KARACHI: The International Monetary Fund’s (IMF) executive board is scheduled to meet today, Monday, to approve the release of about $1.2 billion for Pakistan under the lender’s two loan facilities, said IMF officials who requested not to be named.

The IMF officials confirmed the executive board was going to decide on the Fund’s second review under the $7 billion Extended Fund Facility (EFF) and first review under the $1.4 billion Resilience and Sustainability Facility (RSF), a financing tool that provides long-term, low-cost loans to help countries address climate risks.

“The board meeting will be taking place as planned,” an IMF official told Arab News.

“The board is on today yes as per the calendar,” said another.

A well-placed official at Pakistan’s finance ministry also confirmed the board meeting was scheduled today to discuss the next tranche for Pakistan.

The IMF executive board’s meeting comes nearly two months after a staff-level agreement (SLA) was signed between the two sides in October.

Procedurally, the SLAs are subject to approval by the executive board, though it is largely viewed as a formality.

“If all goes well, the reviews should pass,” said the second IMF official.

On approval, Pakistan will have access to about $1 billion under the EFF and about $200 million under the RSF, the IMF said in a statement in October after the SLA.
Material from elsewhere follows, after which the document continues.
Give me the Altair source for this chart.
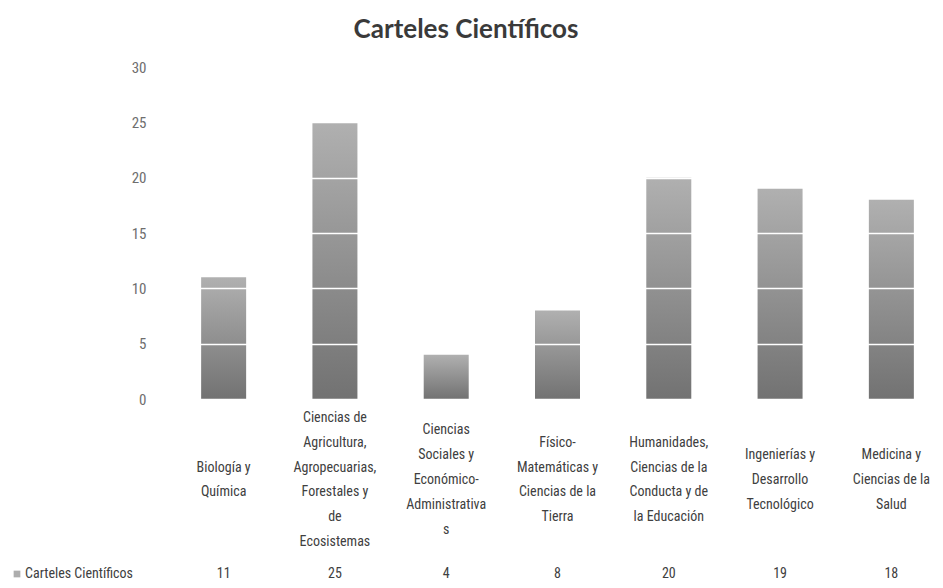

The fresh transfer will bring total disbursements under the two arrangements to about $3.3 billion, it added.

Experts see smooth sailing for Pakistan in terms of the passing of the two reviews, saying the IMF disbursements will help the cash-strapped nation to strengthen its balance of payments position.

Samiullah Tariq, group head of research at Pakistan Kuwait Investment Company Limited, said the IMF board’s approval will show that Pakistan’s economy is on the right path.

“It obviously will help strengthen [the country’s] external sector, the balance of payments,” he told Arab News.

Until recently, Pakistan grappled with a macroeconomic crisis that drained its financial resources and triggered a balance of payments crisis.

Pakistan has reported financial gains since 2022, recording current account surpluses and taming inflation that touched unprecedented levels in mid-2023.

Economists also viewed the IMF’s bailout packages as crucial for cash-strapped Pakistan, which has relied heavily on financing from bilateral partners such as Saudi Arabia, China and the United Arab Emirates, as well as multilateral lenders.

Saudi Arabia, through the Saudi Fund for Development, last week extended the term of its $3 billion deposit for another year to help Pakistan boost its foreign exchange reserves, which stood at $14.5 billion as of November 28, according to State Bank of Pakistan statements.

“In our view this [IMF tranche] will be approved,” said Shankar Talreja, head of research at Karachi-based brokerage Topline Securities Limited.

“This will help strengthen reserves and will eventually help a rating upgrade going forward,” he said.

The IMF board’s nod, Talreja said, would also send a signal to the international and local investors regarding the continuation of the reform agenda by Pakistan’s government.